**EXERCISE TASK**
Below are the records; pull every line that includes "script".

**INPUT**
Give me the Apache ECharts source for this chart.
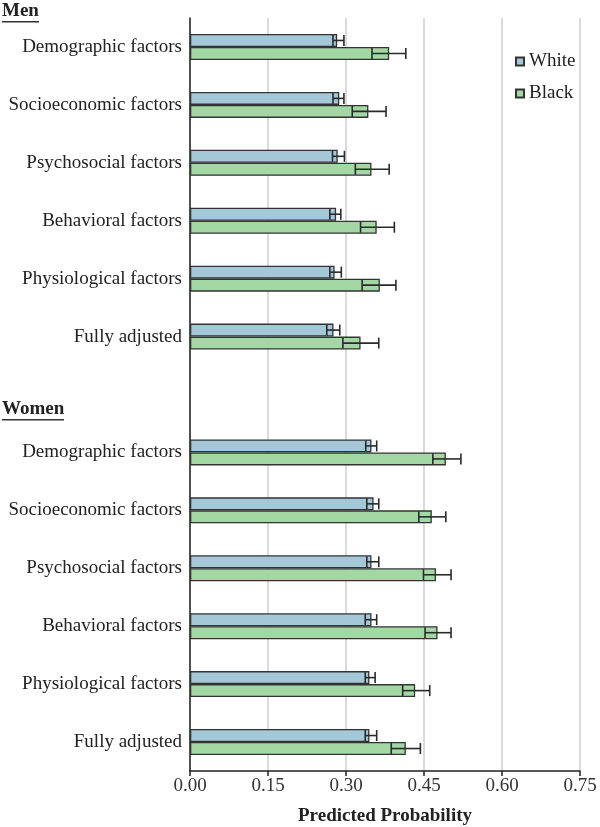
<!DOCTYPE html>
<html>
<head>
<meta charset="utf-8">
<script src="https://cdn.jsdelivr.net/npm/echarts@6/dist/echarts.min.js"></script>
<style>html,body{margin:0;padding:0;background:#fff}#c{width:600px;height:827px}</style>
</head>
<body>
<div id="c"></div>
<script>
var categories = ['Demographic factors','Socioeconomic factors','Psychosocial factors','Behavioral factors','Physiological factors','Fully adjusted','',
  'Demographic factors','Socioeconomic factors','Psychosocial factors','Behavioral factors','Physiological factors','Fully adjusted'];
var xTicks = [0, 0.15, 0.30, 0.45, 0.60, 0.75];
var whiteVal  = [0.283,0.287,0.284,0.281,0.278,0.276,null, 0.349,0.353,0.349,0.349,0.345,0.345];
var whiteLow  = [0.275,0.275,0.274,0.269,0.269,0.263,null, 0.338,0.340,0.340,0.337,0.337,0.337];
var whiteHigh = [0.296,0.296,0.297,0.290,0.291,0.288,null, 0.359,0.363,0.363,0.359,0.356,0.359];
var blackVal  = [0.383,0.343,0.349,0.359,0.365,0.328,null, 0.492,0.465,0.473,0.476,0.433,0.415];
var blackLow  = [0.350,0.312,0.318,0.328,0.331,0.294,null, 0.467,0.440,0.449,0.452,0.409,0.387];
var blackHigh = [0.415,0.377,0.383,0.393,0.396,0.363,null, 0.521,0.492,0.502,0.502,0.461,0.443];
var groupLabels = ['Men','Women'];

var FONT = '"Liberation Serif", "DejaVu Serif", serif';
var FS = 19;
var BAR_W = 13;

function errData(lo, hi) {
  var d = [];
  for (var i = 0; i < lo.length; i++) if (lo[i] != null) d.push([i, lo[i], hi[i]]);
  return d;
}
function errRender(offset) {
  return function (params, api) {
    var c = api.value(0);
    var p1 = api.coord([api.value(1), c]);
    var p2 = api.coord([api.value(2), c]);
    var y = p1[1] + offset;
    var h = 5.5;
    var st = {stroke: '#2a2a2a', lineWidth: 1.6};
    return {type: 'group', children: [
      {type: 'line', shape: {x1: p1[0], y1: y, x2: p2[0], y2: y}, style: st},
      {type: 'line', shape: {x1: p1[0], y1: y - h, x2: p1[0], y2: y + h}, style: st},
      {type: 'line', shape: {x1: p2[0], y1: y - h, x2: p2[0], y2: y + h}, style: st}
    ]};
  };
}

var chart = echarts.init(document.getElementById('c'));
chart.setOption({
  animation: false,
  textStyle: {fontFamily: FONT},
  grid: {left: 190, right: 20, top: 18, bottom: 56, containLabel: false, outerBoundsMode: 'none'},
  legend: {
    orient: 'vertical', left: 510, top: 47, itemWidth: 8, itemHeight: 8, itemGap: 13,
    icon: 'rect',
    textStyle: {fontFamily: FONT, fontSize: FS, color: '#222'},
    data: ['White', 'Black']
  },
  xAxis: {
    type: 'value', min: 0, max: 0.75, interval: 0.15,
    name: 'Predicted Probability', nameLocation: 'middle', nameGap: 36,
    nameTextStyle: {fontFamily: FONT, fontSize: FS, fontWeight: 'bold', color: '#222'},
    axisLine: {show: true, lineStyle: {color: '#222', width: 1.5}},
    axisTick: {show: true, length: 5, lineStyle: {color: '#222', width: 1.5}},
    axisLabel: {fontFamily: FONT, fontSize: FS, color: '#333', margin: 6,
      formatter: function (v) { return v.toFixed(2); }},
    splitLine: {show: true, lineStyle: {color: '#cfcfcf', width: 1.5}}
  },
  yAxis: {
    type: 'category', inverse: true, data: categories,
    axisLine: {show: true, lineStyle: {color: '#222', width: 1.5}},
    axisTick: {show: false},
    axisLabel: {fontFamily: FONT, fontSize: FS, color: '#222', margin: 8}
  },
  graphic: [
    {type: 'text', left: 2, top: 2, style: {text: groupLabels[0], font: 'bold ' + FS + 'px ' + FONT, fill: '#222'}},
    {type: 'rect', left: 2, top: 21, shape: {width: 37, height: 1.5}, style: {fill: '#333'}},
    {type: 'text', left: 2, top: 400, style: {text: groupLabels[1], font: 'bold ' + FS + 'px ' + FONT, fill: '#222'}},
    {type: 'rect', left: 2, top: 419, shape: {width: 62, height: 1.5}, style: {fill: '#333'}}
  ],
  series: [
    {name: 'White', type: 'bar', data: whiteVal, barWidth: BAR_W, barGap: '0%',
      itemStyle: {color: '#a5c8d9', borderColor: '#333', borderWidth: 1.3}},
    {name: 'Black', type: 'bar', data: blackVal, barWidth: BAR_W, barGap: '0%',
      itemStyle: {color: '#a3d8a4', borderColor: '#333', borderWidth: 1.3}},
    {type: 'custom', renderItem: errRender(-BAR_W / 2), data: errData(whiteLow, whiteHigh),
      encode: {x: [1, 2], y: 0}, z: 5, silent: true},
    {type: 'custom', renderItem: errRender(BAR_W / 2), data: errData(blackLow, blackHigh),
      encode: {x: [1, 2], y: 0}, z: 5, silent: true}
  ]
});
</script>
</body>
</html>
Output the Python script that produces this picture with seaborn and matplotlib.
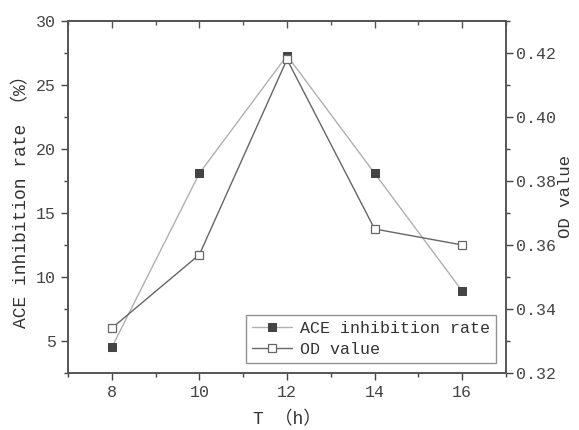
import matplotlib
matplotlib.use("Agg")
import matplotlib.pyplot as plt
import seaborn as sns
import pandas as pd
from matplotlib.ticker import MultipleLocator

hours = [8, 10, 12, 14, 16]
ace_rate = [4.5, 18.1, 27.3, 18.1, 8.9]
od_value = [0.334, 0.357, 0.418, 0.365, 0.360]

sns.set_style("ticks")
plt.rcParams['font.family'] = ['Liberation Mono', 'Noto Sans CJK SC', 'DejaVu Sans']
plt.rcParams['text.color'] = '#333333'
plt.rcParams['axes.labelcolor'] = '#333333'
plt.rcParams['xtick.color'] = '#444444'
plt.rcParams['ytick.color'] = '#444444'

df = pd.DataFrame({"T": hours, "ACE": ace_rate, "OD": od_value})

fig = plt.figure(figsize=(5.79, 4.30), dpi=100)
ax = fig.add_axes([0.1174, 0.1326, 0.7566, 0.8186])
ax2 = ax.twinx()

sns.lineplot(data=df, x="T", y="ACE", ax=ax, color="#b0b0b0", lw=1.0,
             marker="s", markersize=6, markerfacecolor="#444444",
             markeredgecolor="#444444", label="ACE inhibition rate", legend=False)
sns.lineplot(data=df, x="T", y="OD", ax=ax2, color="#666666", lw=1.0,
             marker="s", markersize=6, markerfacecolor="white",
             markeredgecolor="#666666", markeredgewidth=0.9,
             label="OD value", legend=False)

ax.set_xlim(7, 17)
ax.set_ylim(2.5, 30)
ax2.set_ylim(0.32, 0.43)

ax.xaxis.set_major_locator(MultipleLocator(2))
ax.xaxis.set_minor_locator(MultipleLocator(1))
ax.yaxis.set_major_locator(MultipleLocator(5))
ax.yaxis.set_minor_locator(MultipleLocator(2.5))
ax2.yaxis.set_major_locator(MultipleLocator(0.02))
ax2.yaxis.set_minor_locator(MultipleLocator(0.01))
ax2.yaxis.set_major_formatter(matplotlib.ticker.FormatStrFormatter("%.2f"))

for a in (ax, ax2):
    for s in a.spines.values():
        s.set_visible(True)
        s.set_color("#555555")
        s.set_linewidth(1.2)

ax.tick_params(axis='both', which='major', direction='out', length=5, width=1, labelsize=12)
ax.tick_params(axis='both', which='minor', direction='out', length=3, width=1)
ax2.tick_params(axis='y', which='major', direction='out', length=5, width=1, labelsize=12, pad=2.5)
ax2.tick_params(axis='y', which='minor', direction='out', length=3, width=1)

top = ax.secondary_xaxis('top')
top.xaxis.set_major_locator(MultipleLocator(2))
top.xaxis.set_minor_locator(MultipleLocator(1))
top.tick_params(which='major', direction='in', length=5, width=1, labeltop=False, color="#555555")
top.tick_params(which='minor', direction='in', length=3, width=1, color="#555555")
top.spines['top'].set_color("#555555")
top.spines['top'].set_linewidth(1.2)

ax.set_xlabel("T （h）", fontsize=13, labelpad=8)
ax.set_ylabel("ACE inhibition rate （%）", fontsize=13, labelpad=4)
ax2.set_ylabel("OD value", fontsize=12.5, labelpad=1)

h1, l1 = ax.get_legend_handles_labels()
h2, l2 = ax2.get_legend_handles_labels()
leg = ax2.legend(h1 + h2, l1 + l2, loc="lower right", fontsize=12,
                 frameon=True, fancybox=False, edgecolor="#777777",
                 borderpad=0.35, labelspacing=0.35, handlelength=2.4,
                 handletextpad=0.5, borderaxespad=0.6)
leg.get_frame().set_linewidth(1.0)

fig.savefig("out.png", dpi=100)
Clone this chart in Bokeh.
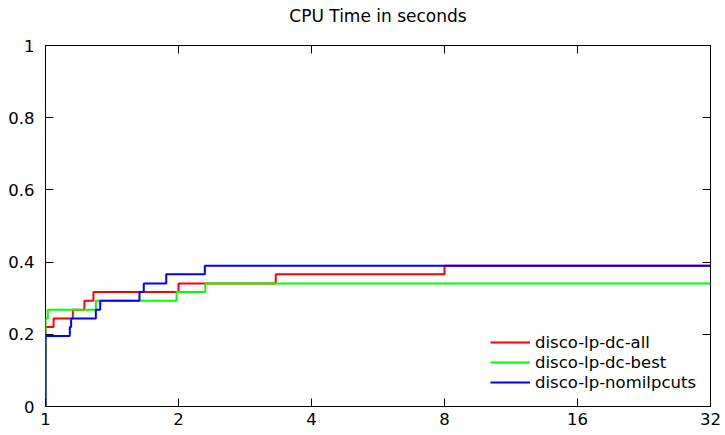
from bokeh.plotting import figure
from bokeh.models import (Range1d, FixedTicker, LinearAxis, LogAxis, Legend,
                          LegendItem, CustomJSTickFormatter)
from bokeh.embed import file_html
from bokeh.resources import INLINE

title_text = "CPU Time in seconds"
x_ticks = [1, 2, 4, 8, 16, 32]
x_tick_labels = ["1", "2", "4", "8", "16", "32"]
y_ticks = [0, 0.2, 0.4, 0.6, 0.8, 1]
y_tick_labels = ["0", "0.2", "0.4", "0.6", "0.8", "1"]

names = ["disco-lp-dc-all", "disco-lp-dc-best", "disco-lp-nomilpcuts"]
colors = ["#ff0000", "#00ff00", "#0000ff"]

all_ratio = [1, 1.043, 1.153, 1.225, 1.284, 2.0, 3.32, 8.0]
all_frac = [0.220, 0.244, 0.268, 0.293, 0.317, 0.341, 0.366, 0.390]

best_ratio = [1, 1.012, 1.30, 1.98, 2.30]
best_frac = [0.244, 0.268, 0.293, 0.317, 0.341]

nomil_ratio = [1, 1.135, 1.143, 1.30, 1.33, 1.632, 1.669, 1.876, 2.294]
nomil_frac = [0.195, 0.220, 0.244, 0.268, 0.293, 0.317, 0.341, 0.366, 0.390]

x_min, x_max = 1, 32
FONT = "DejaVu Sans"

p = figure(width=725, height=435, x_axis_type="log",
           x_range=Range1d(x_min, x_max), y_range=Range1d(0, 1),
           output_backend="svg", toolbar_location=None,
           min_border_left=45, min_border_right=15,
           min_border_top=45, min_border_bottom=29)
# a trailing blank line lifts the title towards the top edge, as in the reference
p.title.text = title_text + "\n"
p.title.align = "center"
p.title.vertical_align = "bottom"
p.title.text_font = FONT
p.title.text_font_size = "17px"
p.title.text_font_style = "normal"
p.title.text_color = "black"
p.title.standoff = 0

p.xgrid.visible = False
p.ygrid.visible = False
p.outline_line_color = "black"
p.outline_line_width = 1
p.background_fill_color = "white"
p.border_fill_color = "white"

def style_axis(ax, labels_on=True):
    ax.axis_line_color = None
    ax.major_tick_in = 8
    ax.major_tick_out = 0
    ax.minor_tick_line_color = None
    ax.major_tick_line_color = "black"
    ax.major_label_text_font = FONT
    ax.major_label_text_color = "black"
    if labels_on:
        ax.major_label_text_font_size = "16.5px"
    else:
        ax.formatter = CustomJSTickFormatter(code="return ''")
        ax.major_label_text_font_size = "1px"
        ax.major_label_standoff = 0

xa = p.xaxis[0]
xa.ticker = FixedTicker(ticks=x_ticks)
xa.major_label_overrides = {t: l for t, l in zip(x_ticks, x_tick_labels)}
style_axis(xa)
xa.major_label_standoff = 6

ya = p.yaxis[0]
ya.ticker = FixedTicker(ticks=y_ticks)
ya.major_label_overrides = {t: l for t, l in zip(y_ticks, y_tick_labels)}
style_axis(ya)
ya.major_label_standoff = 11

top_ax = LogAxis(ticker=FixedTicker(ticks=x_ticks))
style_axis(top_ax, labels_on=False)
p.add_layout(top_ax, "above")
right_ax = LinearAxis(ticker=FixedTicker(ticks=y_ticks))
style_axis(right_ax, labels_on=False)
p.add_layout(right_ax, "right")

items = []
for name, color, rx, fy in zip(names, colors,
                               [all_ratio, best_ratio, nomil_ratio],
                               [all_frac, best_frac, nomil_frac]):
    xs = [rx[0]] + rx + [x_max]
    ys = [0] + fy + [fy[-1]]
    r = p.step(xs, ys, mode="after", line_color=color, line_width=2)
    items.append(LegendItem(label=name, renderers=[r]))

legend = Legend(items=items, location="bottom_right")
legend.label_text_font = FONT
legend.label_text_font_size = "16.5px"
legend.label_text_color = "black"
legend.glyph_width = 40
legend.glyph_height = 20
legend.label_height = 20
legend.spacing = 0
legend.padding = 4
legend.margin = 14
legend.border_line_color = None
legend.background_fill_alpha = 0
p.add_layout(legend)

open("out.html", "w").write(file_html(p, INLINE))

**COMPLETED TASK**
<script src="https://cdn.jsdelivr.net/npm/echarts@6/dist/echarts.min.js"></script>
<script>
</script>
Output the Python script that produces this picture with seaborn and matplotlib.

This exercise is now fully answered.